» Task
Begin at the line containing "The picture is" and stop at the line containing "0.958, 0.969, 0.976, 0.980, 0.987, 0.992, 0.995, 1.0, 1.0];"; copy those lines exactly, ends included, and nothing else.

» Material
□ □ □ □ □ □ □

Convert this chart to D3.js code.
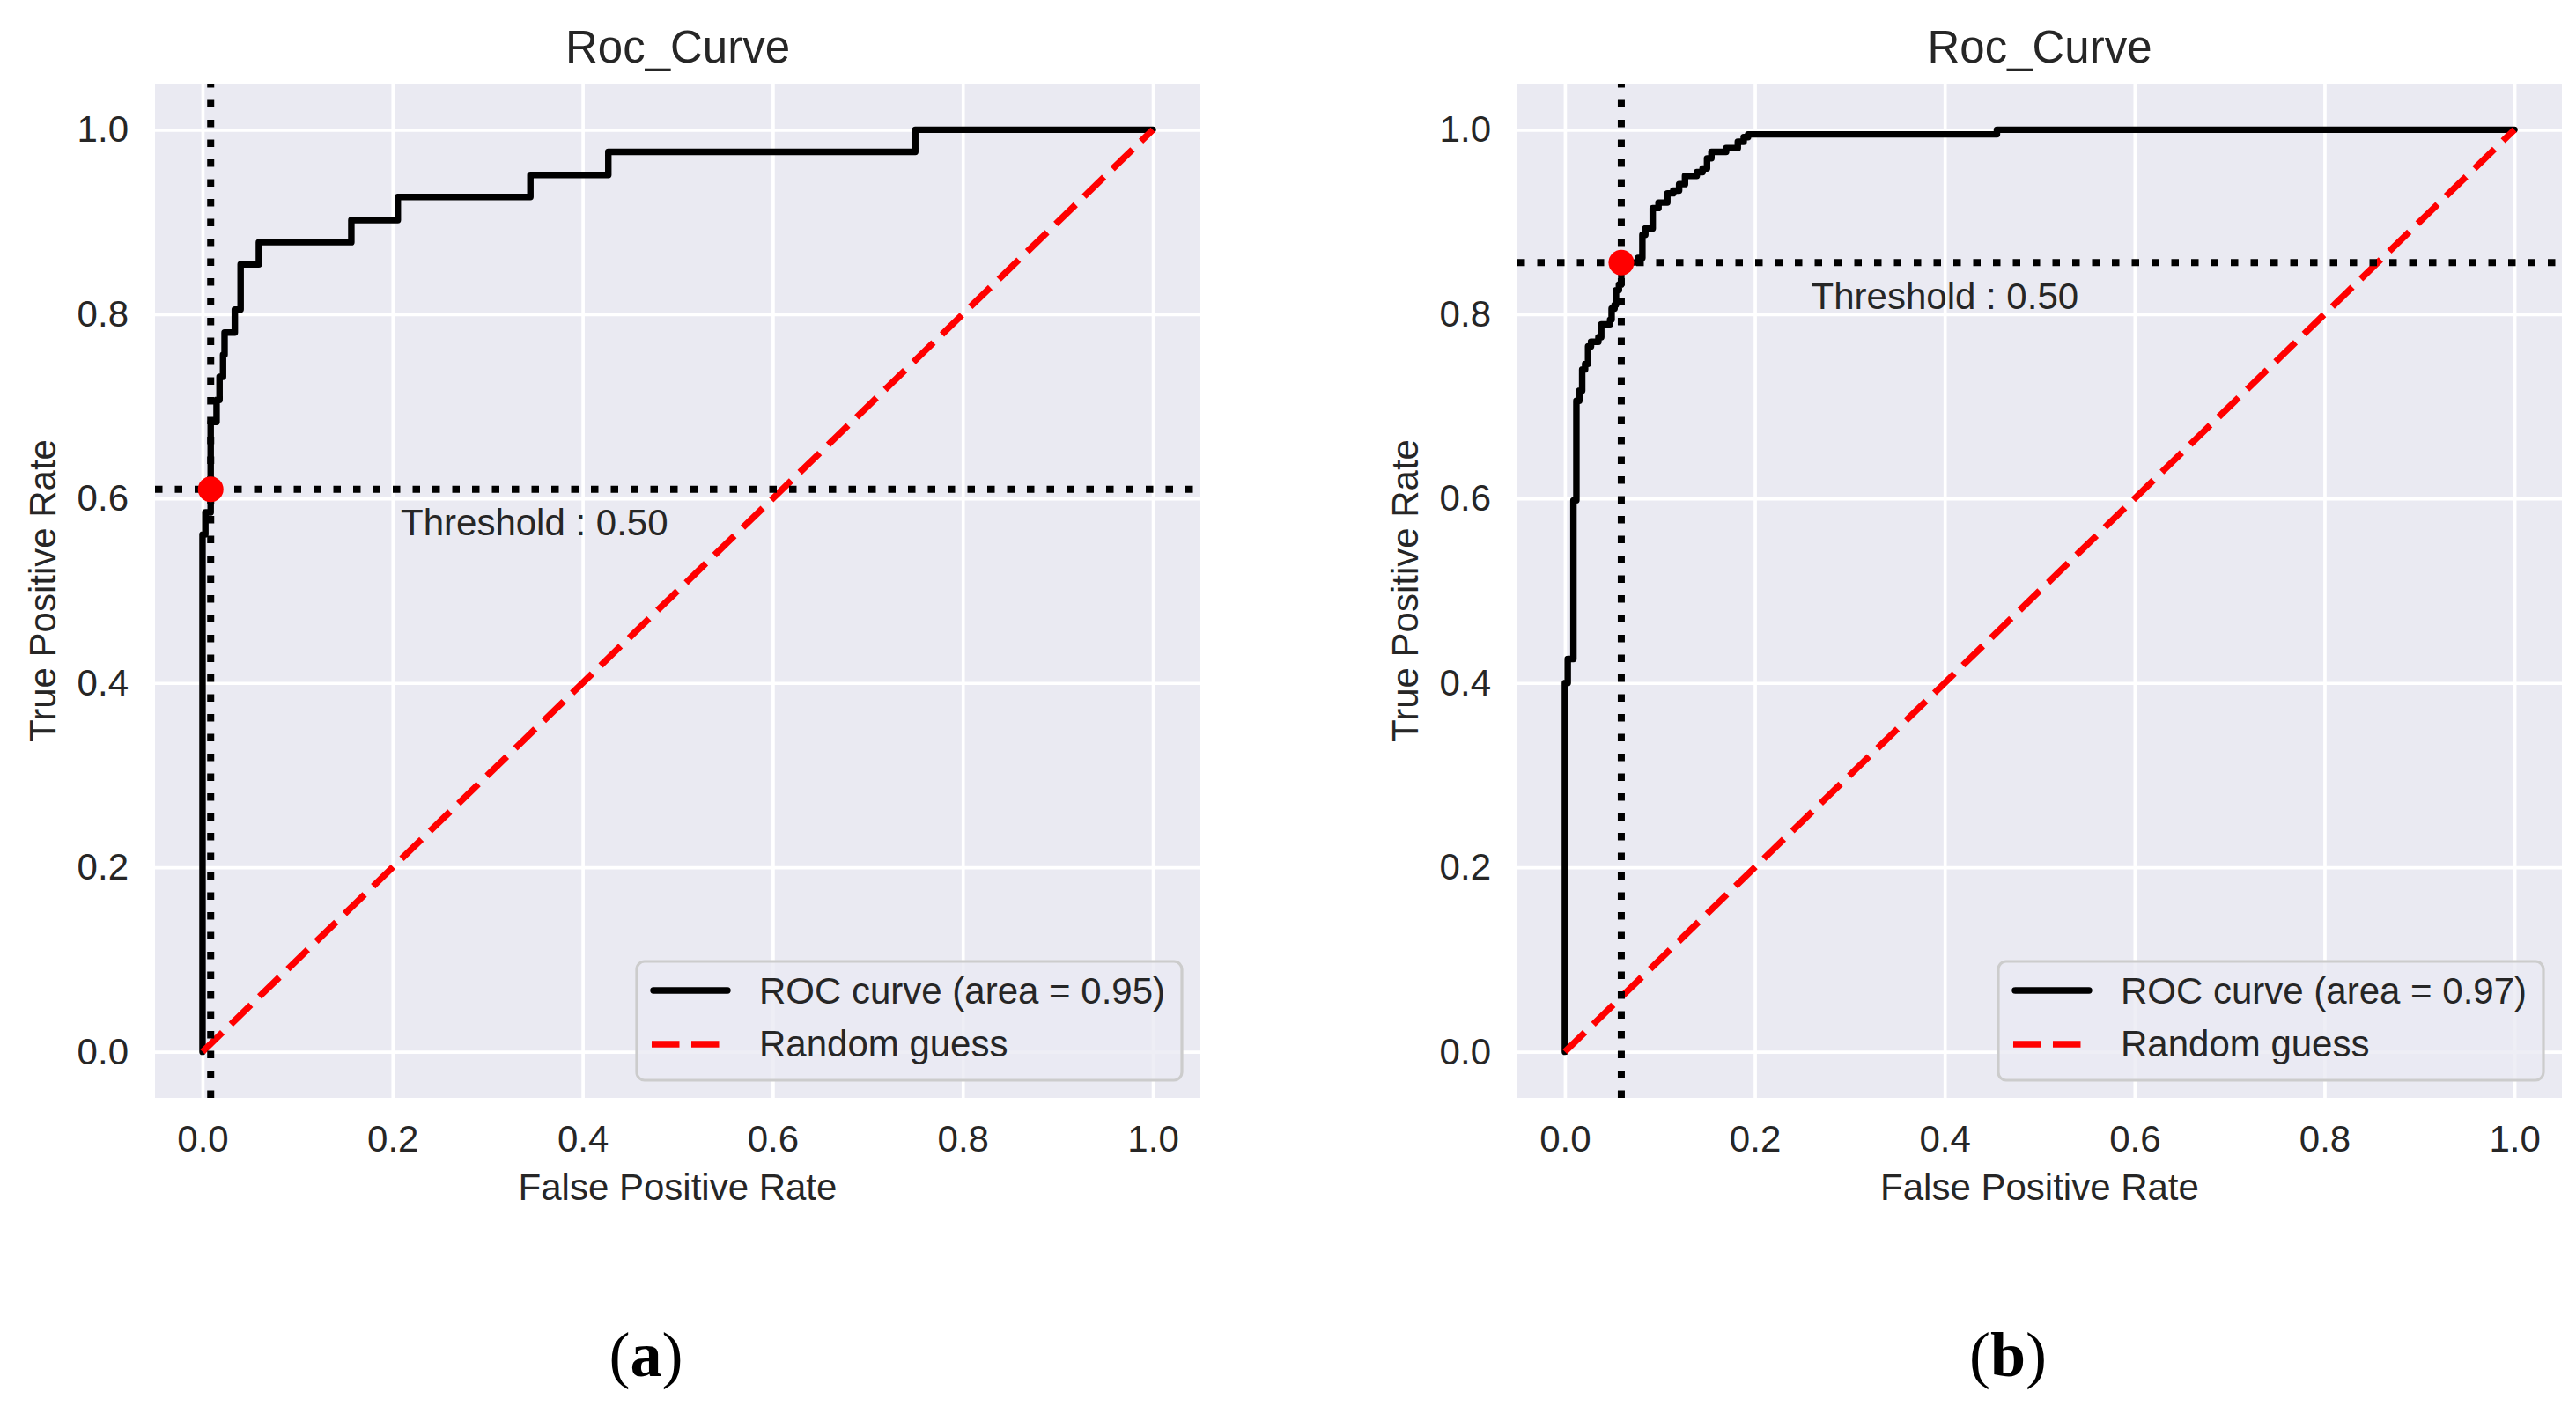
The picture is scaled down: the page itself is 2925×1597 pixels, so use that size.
<!DOCTYPE html>
<html>
<head>
<meta charset="utf-8">
<script src="https://cdn.jsdelivr.net/npm/d3@7"></script>
<style>
  html, body { margin: 0; padding: 0; background: #ffffff; }
  text { font-family: "Liberation Sans", Arial, sans-serif; fill: #262626; }
</style>
</head>
<body>
<svg id="fig" width="2925" height="1597"></svg>
<script>
/* tick values shared by both panels */
var xTicks = [0, 0.2, 0.4, 0.6, 0.8, 1.0];
var yTicks = [0, 0.2, 0.4, 0.6, 0.8, 1.0];

/* panel (a): roc curve corners */
var fprA = [0, 0, 0.003, 0.0086, 0.0148, 0.0179, 0.0216, 0.0232, 0.034, 0.0401,
            0.0593, 0.1566, 0.2055, 0.345, 0.427, 0.75, 1];
var tprA = [0, 0.561, 0.585, 0.683, 0.707, 0.732, 0.756, 0.780, 0.805, 0.854,
            0.878, 0.902, 0.927, 0.951, 0.976, 1.0, 1.0];

/* panel (b) */
var fprB = [0, 0, 0.003, 0.009, 0.0121, 0.0152, 0.0182, 0.0213, 0.0244, 0.0275,
            0.0353, 0.0383, 0.0476, 0.0492, 0.0523, 0.0538, 0.0569, 0.0594, 0.077,
            0.0816, 0.0847, 0.0925, 0.0986, 0.1079, 0.1141, 0.1203, 0.1265, 0.1389,
            0.145, 0.1497, 0.1543, 0.1698, 0.1821, 0.1883, 0.1929, 0.455, 1];
var tprB = [0, 0.40, 0.426, 0.598, 0.706, 0.717, 0.740, 0.746, 0.765, 0.770,
            0.775, 0.789, 0.794, 0.806, 0.810, 0.826, 0.832, 0.856, 0.861,
            0.886, 0.893, 0.915, 0.921, 0.931, 0.934, 0.941, 0.950, 0.954,
            0.958, 0.969, 0.976, 0.980, 0.987, 0.992, 0.995, 1.0, 1.0];

/* random guess diagonal */
var guessX = [0, 1];
var guessY = [0, 1];

/* operating point at threshold 0.5, area under curve */
var thresholdFpr = [0.0086, 0.0594];
var thresholdTpr = [0.61, 0.856];
var thresholdText = "Threshold : 0.50";
var aucValues = [0.95, 0.97];
var panelLetters = ["a", "b"];

var svg = d3.select("#fig");

var panels = [
  {fpr: fprA, tpr: tprA, left: 176, right: 1363, k: 0},
  {fpr: fprB, tpr: tprB, left: 1723, right: 2909, k: 1}
];
var plotTop = 95, plotBottom = 1247;

panels.forEach(function(p) {
  var x = d3.scaleLinear().domain([-0.05, 1.05]).range([p.left, p.right]);
  var y = d3.scaleLinear().domain([-0.05, 1.05]).range([plotBottom, plotTop]);
  var g = svg.append("g");

  /* background and grid */
  g.append("rect")
    .attr("x", p.left).attr("y", plotTop)
    .attr("width", p.right - p.left).attr("height", plotBottom - plotTop)
    .attr("fill", "#eaeaf2");

  var gx = g.append("g").attr("transform", "translate(0," + plotBottom + ")")
    .call(d3.axisBottom(x).tickValues(xTicks).tickSize(-(plotBottom - plotTop)).tickFormat(""));
  var gy = g.append("g").attr("transform", "translate(" + p.left + ",0)")
    .call(d3.axisLeft(y).tickValues(yTicks).tickSize(-(p.right - p.left)).tickFormat(""));
  [gx, gy].forEach(function(a) {
    a.select(".domain").remove();
    a.selectAll("line").attr("stroke", "#ffffff").attr("stroke-width", 3.7);
  });

  /* tick labels */
  var lx = g.append("g").attr("transform", "translate(0," + plotBottom + ")")
    .call(d3.axisBottom(x).tickValues(xTicks).tickSize(0).tickPadding(31).tickFormat(d3.format(".1f")));
  var ly = g.append("g").attr("transform", "translate(" + p.left + ",0)")
    .call(d3.axisLeft(y).tickValues(yTicks).tickSize(0).tickPadding(30).tickFormat(d3.format(".1f")));
  [lx, ly].forEach(function(a) {
    a.select(".domain").remove();
    a.selectAll("text").attr("font-size", 42)
      .attr("font-family", "Liberation Sans, Arial, sans-serif").attr("fill", "#262626");
  });

  /* roc curve */
  var pts = p.fpr.map(function(v, i) { return [v, p.tpr[i]]; });
  var line = d3.line().x(function(d) { return x(d[0]); }).y(function(d) { return y(d[1]); });
  g.append("path")
    .attr("d", line.curve(d3.curveStepAfter)(pts))
    .attr("fill", "none").attr("stroke", "#000000").attr("stroke-width", 7.4)
    .attr("stroke-linejoin", "round").attr("stroke-linecap", "round");

  /* random guess */
  var gpts = guessX.map(function(v, i) { return [v, guessY[i]]; });
  g.append("path")
    .attr("d", d3.line().x(function(d) { return x(d[0]); }).y(function(d) { return y(d[1]); })(gpts))
    .attr("fill", "none").attr("stroke", "#ff0000").attr("stroke-width", 7.4)
    .attr("stroke-dasharray", "31.5,13.5");

  /* threshold cross-hair */
  var tf = thresholdFpr[p.k], tt = thresholdTpr[p.k];
  g.append("line")
    .attr("x1", x(tf)).attr("x2", x(tf)).attr("y1", plotBottom).attr("y2", plotTop)
    .attr("stroke", "#000000").attr("stroke-width", 8).attr("stroke-dasharray", "8.5,14");
  g.append("line")
    .attr("x1", p.left).attr("x2", p.right).attr("y1", y(tt)).attr("y2", y(tt))
    .attr("stroke", "#000000").attr("stroke-width", 8).attr("stroke-dasharray", "8.5,14");
  g.append("circle")
    .attr("cx", x(tf)).attr("cy", y(tt)).attr("r", 14.5).attr("fill", "#ff0000");
  g.append("text")
    .attr("x", x(tf + 0.2)).attr("y", y(tt - 0.05))
    .attr("font-size", 42).text(thresholdText);

  /* title and axis labels */
  var cx = (p.left + p.right) / 2;
  g.append("text").attr("x", cx).attr("y", 70.7).attr("text-anchor", "middle")
    .attr("font-size", 51).text("Roc_Curve");
  g.append("text").attr("x", cx).attr("y", 1363).attr("text-anchor", "middle")
    .attr("font-size", 42).text("False Positive Rate");
  g.append("text")
    .attr("transform", "translate(" + (p.left - 113) + "," + ((plotTop + plotBottom) / 2) + ") rotate(-90)")
    .attr("text-anchor", "middle").attr("font-size", 42).text("True Positive Rate");

  /* legend */
  var lg = g.append("g");
  var t1 = lg.append("text").attr("font-size", 42)
    .text("ROC curve (area = " + aucValues[p.k].toFixed(2) + ")");
  var tw = t1.node().getComputedTextLength();
  var boxW = 139 + tw + 19, boxH = 135;
  var bx = p.right - 21 - boxW, by = plotBottom - 20 - boxH;
  lg.insert("rect", "text")
    .attr("x", bx).attr("y", by).attr("width", boxW).attr("height", boxH)
    .attr("rx", 9).attr("ry", 9)
    .attr("fill", "#eaeaf2").attr("fill-opacity", 0.8)
    .attr("stroke", "#cccccc").attr("stroke-width", 3.2);
  t1.attr("x", bx + 139).attr("y", by + 47.6);
  lg.append("line")
    .attr("x1", bx + 19).attr("x2", bx + 103).attr("y1", by + 33).attr("y2", by + 33)
    .attr("stroke", "#000000").attr("stroke-width", 7.4).attr("stroke-linecap", "round");
  lg.append("line")
    .attr("x1", bx + 17).attr("x2", bx + 97).attr("y1", by + 94).attr("y2", by + 94)
    .attr("stroke", "#ff0000").attr("stroke-width", 7.4).attr("stroke-dasharray", "31.5,13.5");
  lg.append("text").attr("x", bx + 139).attr("y", by + 108)
    .attr("font-size", 42).text("Random guess");

  /* sub-figure letter */
  var cap = svg.append("text").attr("x", cx - 36).attr("y", 1563)
    .attr("text-anchor", "middle").attr("font-size", 72)
    .style("font-family", "'Liberation Serif', 'Times New Roman', serif").style("fill", "#000000");
  cap.append("tspan").text("(");
  cap.append("tspan").attr("font-weight", "bold").text(panelLetters[p.k]);
  cap.append("tspan").text(")");
});
</script>
</body>
</html>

□ □ □ □ □ □ □

» Completed exercise
The picture is scaled down: the page itself is 2925×1597 pixels, so use that size.
<!DOCTYPE html>
<html>
<head>
<meta charset="utf-8">
<script src="https://cdn.jsdelivr.net/npm/d3@7"></script>
<style>
  html, body { margin: 0; padding: 0; background: #ffffff; }
  text { font-family: "Liberation Sans", Arial, sans-serif; fill: #262626; }
</style>
</head>
<body>
<svg id="fig" width="2925" height="1597"></svg>
<script>
/* tick values shared by both panels */
var xTicks = [0, 0.2, 0.4, 0.6, 0.8, 1.0];
var yTicks = [0, 0.2, 0.4, 0.6, 0.8, 1.0];

/* panel (a): roc curve corners */
var fprA = [0, 0, 0.003, 0.0086, 0.0148, 0.0179, 0.0216, 0.0232, 0.034, 0.0401,
            0.0593, 0.1566, 0.2055, 0.345, 0.427, 0.75, 1];
var tprA = [0, 0.561, 0.585, 0.683, 0.707, 0.732, 0.756, 0.780, 0.805, 0.854,
            0.878, 0.902, 0.927, 0.951, 0.976, 1.0, 1.0];

/* panel (b) */
var fprB = [0, 0, 0.003, 0.009, 0.0121, 0.0152, 0.0182, 0.0213, 0.0244, 0.0275,
            0.0353, 0.0383, 0.0476, 0.0492, 0.0523, 0.0538, 0.0569, 0.0594, 0.077,
            0.0816, 0.0847, 0.0925, 0.0986, 0.1079, 0.1141, 0.1203, 0.1265, 0.1389,
            0.145, 0.1497, 0.1543, 0.1698, 0.1821, 0.1883, 0.1929, 0.455, 1];
var tprB = [0, 0.40, 0.426, 0.598, 0.706, 0.717, 0.740, 0.746, 0.765, 0.770,
            0.775, 0.789, 0.794, 0.806, 0.810, 0.826, 0.832, 0.856, 0.861,
            0.886, 0.893, 0.915, 0.921, 0.931, 0.934, 0.941, 0.950, 0.954,
            0.958, 0.969, 0.976, 0.980, 0.987, 0.992, 0.995, 1.0, 1.0];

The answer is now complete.